The company announced last September that it has acquired two further assets from South Africa’s mining giant De Beers, including a 75 per cent stake in the Williamson mine.

However, approval for the Mwadui deal has been held up for some time by the Tanzanian government, which holds the remaining 25 per cent stake in the mine.

Dippenaar said Petra Diamonds now expects the Williamson deal to be finalized ’’within weeks.’’

Energy and Minerals Minister William Ngeleja told THISDAY earlier this month that the government does not support the De Beers decision to sell its majority stake in the Williamson diamond mine to the UK company.

According to the minister, consultations are currently in progress within government circles on the next course of action after the De Beers move.

He said De Beers breached the Williamson mine ownership contract by opting to sell its 75 per cent stake to another company without giving the (Tanzanian) government first buy-out priority.


The Memorandum and Articles of Association in the contract include a provision that requires De Beers to offer the government first opportunity to purchase its Williamson mine shares, before approaching the open market, in what is known as ’right of first refusal.’

And according to Ngeleja, the government maintains this right.


The minister said the government will before the end of the month state its final position on the matter, but emphasized that ’’we are yet to endorse the transaction (between De Beers and Petra Diamonds).

Parliamentary sources say the government is expected to face tough questioning from lawmakers on the controversial sale of the Williamson diamond mine in the upcoming National Assembly session scheduled to begin in Dodoma on Tuesday next week.

The deal has already sparked something of a political feud within the country.

The Leader of the Official Opposition in the National Assembly and former chairman of the Parliamentary Public ccounts Committee (PAC), Hamad Rashid Mohamed, told THISDAY it was quite mind-boggling that, after purportedly posting losses in its Williamson mine operations for the past 14 years, De Beers still managed to get a suitable buyer.

Said Hamad Rashid, who led a PAC investigation into the diamond trade in Tanzania in 2004: ’’They (De Beers) cannot claim to have been making losses all those years while involved in diamond mining activities in the country.’’

He called on the government to tighten controls in the mining sector and ensure foreign investor companies do not under-declare their actual revenues.

On his part, incumbent PAC chairman John Cheyo said he was also shocked by the news of the Williamson mine sale.
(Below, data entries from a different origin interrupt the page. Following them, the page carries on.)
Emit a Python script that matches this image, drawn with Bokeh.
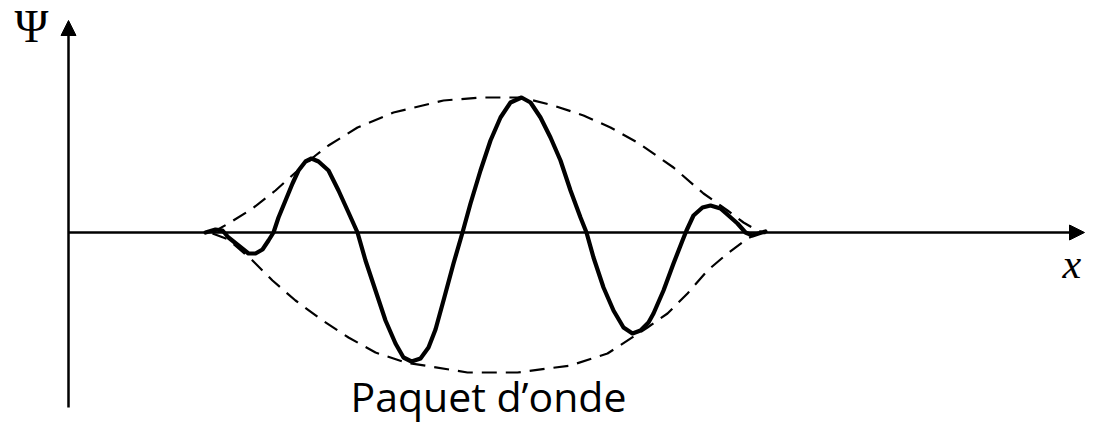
from bokeh.plotting import figure
from bokeh.models import Range1d, Arrow, NormalHead
from bokeh.core.properties import value
from bokeh.embed import file_html
from bokeh.resources import INLINE

# Wave packet (solid curve)
wave_x = [1.37, 1.47, 1.54, 1.60, 1.70, 1.80, 1.87, 1.94, 2.00, 2.05, 2.10, 2.17, 2.24, 2.30,
          2.37, 2.43, 2.50, 2.60, 2.70, 2.80, 2.89, 2.97, 3.07, 3.17, 3.27, 3.35, 3.43, 3.52,
          3.60, 3.67, 3.75, 3.85, 3.94, 4.02, 4.12, 4.22, 4.32, 4.42, 4.53, 4.62, 4.72, 4.82,
          4.92, 5.02, 5.12, 5.18, 5.25, 5.35, 5.45, 5.55, 5.64, 5.72, 5.80, 5.85, 5.95, 6.05,
          6.14, 6.18, 6.25, 6.34, 6.42, 6.52, 6.60, 6.69, 6.77, 6.84, 6.90, 6.97]
wave_y = [0.00, 0.03, 0.02, -0.05, -0.13, -0.21, -0.21, -0.17, -0.08, 0.00, 0.15, 0.32, 0.49, 0.62,
          0.71, 0.74, 0.71, 0.62, 0.42, 0.20, 0.00, -0.28, -0.58, -0.88, -1.11, -1.25, -1.29, -1.26,
          -1.15, -0.97, -0.68, -0.31, 0.00, 0.29, 0.62, 0.92, 1.15, 1.30, 1.35, 1.30, 1.15, 0.95,
          0.72, 0.42, 0.15, 0.00, -0.25, -0.55, -0.78, -0.95, -1.01, -0.98, -0.90, -0.81, -0.58, -0.31,
          -0.08, 0.02, 0.17, 0.25, 0.27, 0.24, 0.17, 0.09, 0.00, -0.03, -0.01, 0.01]

# Upper envelope (dashed)
env_up_x = [1.44, 1.60, 1.84, 2.07, 2.27, 2.47, 2.60, 2.89, 3.25, 3.75, 4.12, 4.53, 4.85, 5.15,
            5.42, 5.69, 6.05, 6.35, 6.59, 6.75, 6.89, 6.97]
env_up_y = [0.00, 0.09, 0.24, 0.42, 0.60, 0.77, 0.87, 1.05, 1.20, 1.32, 1.35, 1.35, 1.27, 1.17,
            1.05, 0.90, 0.65, 0.39, 0.22, 0.10, 0.02, -0.01]

# Lower envelope (dashed)
env_lo_x = [1.44, 1.60, 1.84, 2.04, 2.27, 2.54, 2.80, 3.07, 3.37, 3.99, 4.49, 5.02, 5.39, 5.79,
            5.99, 6.19, 6.39, 6.59, 6.79, 6.94]
env_lo_y = [-0.01, -0.07, -0.28, -0.48, -0.68, -0.88, -1.05, -1.20, -1.30, -1.40, -1.40, -1.33,
            -1.21, -0.95, -0.81, -0.61, -0.38, -0.21, -0.06, 0.01]

# Axes extents
y_axis_bottom = -1.75
y_axis_top = 2.12
x_axis_end = 10.16

# Texts
psi_label = ["Ψ"]
x_label = ["x"]
title_label = ["Paquet d’onde"]

p = figure(width=1085, height=425, output_backend="svg", toolbar_location=None,
           x_axis_type=None, y_axis_type=None, min_border=0,
           x_range=Range1d(-0.68, 10.17), y_range=Range1d(-1.93, 2.32))
p.grid.visible = False
p.outline_line_color = None
p.background_fill_color = "white"
p.border_fill_color = "white"

# axes with arrow heads
p.add_layout(Arrow(end=NormalHead(size=15, fill_color="black", line_color="black", line_width=1),
                   x_start=0, y_start=0, x_end=x_axis_end, y_end=0,
                   line_width=2.5, line_color="black"))
p.add_layout(Arrow(end=NormalHead(size=15, fill_color="black", line_color="black", line_width=1),
                   x_start=0, y_start=y_axis_bottom, x_end=0, y_end=y_axis_top,
                   line_width=2.5, line_color="black"))

# envelope
p.line(env_up_x, env_up_y, line_color="black", line_width=2.2, line_dash="15 9")
p.line(env_lo_x, env_lo_y, line_color="black", line_width=2.2, line_dash="15 9")

# wave
p.line(wave_x, wave_y, line_color="black", line_width=4.2, line_join="round", line_cap="round")

# labels
p.text(x=[-0.54], y=[2.06], text=psi_label, text_font=value("Liberation Serif"),
       text_font_size="46px", text_align="left", text_baseline="alphabetic", text_color="black")
p.text(x=[9.94], y=[-0.31], text=x_label, text_font=value("Liberation Serif"),
       text_font_style="italic", text_font_size="42px", text_align="left",
       text_baseline="alphabetic", text_color="black")
p.text(x=[4.20], y=[-1.63], text=title_label, text_font=value("Open Sans"),
       text_font_size="41px", text_align="center", text_baseline="alphabetic", text_color="black")

open("out.html", "w").write(file_html(p, INLINE))
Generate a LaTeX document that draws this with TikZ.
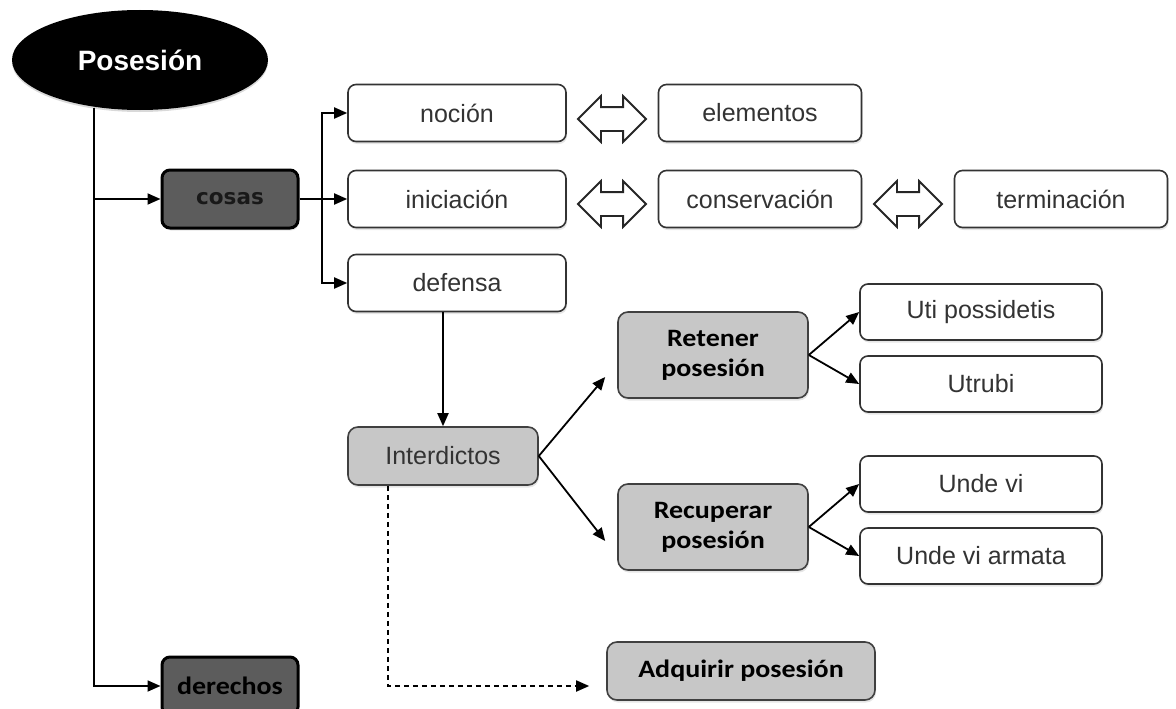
\documentclass[tikz,border=0pt]{standalone}
\usepackage{fontspec}
\setmainfont{Liberation Sans}
\newfontfamily\calfont[FakeStretch=1.12]{Carlito}
\newfontfamily\verfont{DejaVu Sans}
\usetikzlibrary{shapes.geometric,shapes.arrows,arrows.meta,calc,shadows}

\begin{document}
\begin{tikzpicture}[x=1pt,y=-1pt,
    line width=1.8pt,
    tip/.style={-{Triangle[length=13pt,width=11pt]}},
    soft/.style={drop shadow={shadow xshift=1pt,shadow yshift=-2.5pt,opacity=0.2}},
    wbox/.style={draw=black!80,line width=1.6pt,rounded corners=8pt,fill=white,soft,
        minimum height=57pt,text=black!80,font=\fontsize{25}{28}\selectfont},
    gbox/.style={draw=black!75,line width=1.6pt,rounded corners=10pt,fill=black!22,soft,
        minimum height=58pt,text=black,font=\calfont\bfseries\fontsize{25}{30}\selectfont,align=center},
    dbox/.style={draw=black,line width=3pt,rounded corners=8pt,fill=black!64,soft,
        minimum width=136pt,minimum height=58pt,text=black},
    swap/.style={double arrow,draw=black!85,line width=1.8pt,fill=white,inner sep=0pt,
        inner ysep=11pt,double arrow head extend=11pt,minimum height=68pt}]
  \useasboundingbox (0,0) rectangle (1176,709);
  % main topic
  \node[ellipse,fill=black,minimum width=256pt,minimum height=100pt,
        drop shadow={shadow xshift=0pt,shadow yshift=-2pt,opacity=0.3},
        text=white,font=\bfseries\fontsize{28}{30}\selectfont] (pos) at (140,60) {Posesión};
  \node[dbox,font=\verfont\bfseries\fontsize{21.5}{24}\selectfont,text=black!90] (cosas) at (230,199) {cosas};
  \node[dbox,font=\calfont\bfseries\fontsize{25}{28}\selectfont] (der) at (230,686) {derechos};
  % first level
  \node[wbox,minimum width=218pt] (nocion) at (457,113) {noción};
  \node[wbox,minimum width=218pt] (inic) at (457,199) {iniciación};
  \node[wbox,minimum width=218pt] (def) at (457,283) {defensa};
  \node[wbox,minimum width=203pt] (elem) at (760,113) {elementos};
  \node[wbox,minimum width=203pt] (cons) at (760,199) {conservación};
  \node[wbox,minimum width=213pt] (term) at (1061,199) {terminación};
  \node[swap] (sw1) at (612,119) {};
  \node[swap] (sw2) at (612,204) {};
  \node[swap] (sw3) at (908,204) {};
  % interdictos
  \node[gbox,minimum width=190pt,text=black!80,font=\fontsize{25}{28}\selectfont] (inter) at (443,456) {Interdictos};
  \node[gbox,minimum width=190pt,minimum height=86pt] (ret) at (713,355) {Retener\\posesión};
  \node[gbox,minimum width=190pt,minimum height=86pt] (rec) at (713,527) {Recuperar\\posesión};
  \node[gbox,minimum width=268pt] (adq) at (741,671) {Adquirir posesión};
  \node[wbox,minimum width=242pt,minimum height=56pt] (uti) at (981,312) {Uti possidetis};
  \node[wbox,minimum width=242pt,minimum height=56pt] (utr) at (981,384) {Utrubi};
  \node[wbox,minimum width=242pt,minimum height=56pt] (uv) at (981,484) {Unde vi};
  \node[wbox,minimum width=242pt,minimum height=56pt] (uva) at (981,556) {Unde vi armata};
  % connectors
  \draw[tip] (pos.-134) |- (cosas.west);
  \draw[tip] (pos.-134) |- (der.west);
  \coordinate (fork) at (322,199);
  \draw (cosas.east) -- (fork);
  \draw[tip] (fork) |- (nocion.west);
  \draw[tip] (fork) -- (inic.west);
  \draw[tip] (fork) |- (def.west);
  \draw[tip] (def.south -| inter.north) -- (inter.north);
  \draw[tip] (inter.east) -- ($(ret.west)+(-12,22)$);
  \draw[tip] (inter.east) -- ($(rec.west)+(-12,14)$);
  \draw[tip] (ret.east) -- (uti.west);
  \draw[tip] (ret.east) -- (utr.west);
  \draw[tip] (rec.east) -- (uv.west);
  \draw[tip] (rec.east) -- (uva.west);
  \draw[tip,dashed,dash pattern=on 5pt off 4pt] ([xshift=-55pt]inter.south) |- ($(adq.west)+(-17,15)$);
\end{tikzpicture}
\end{document}
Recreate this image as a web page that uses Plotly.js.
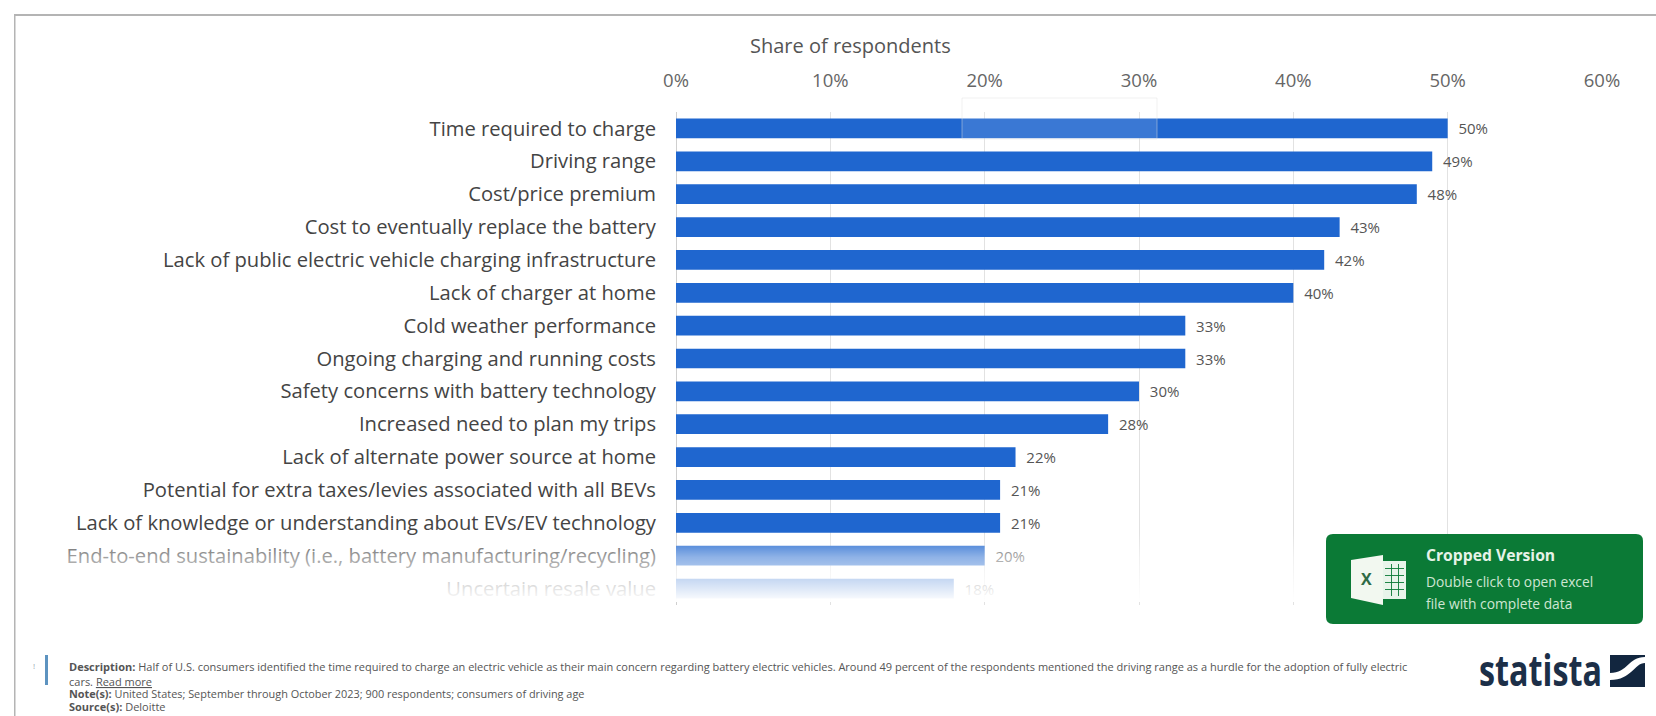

Cheyo, who was also a member of the presidential mining sector review committee chaired by former Judge Mark Bomani, voiced concern that De Beers might have opted to sell its stake in the mine after reaping a hefty profit.

Likewise, Karatu Member of Parliament Dr Wilbrod Slaa described the sale of the majority stake in the Williamson mine as suspicious, particularly considering that De Beers has all along claimed to be incurring heavy losses in its operation at the mine.


The Williamson diamond mine, with estimated resources of around 40 million carats of the precious stone, is 70 years old todate. De Beers returned to it in 1994, after 20 years out. In 2007, the mine produced 220,209 carats of diamonds, up from 189,396 carats.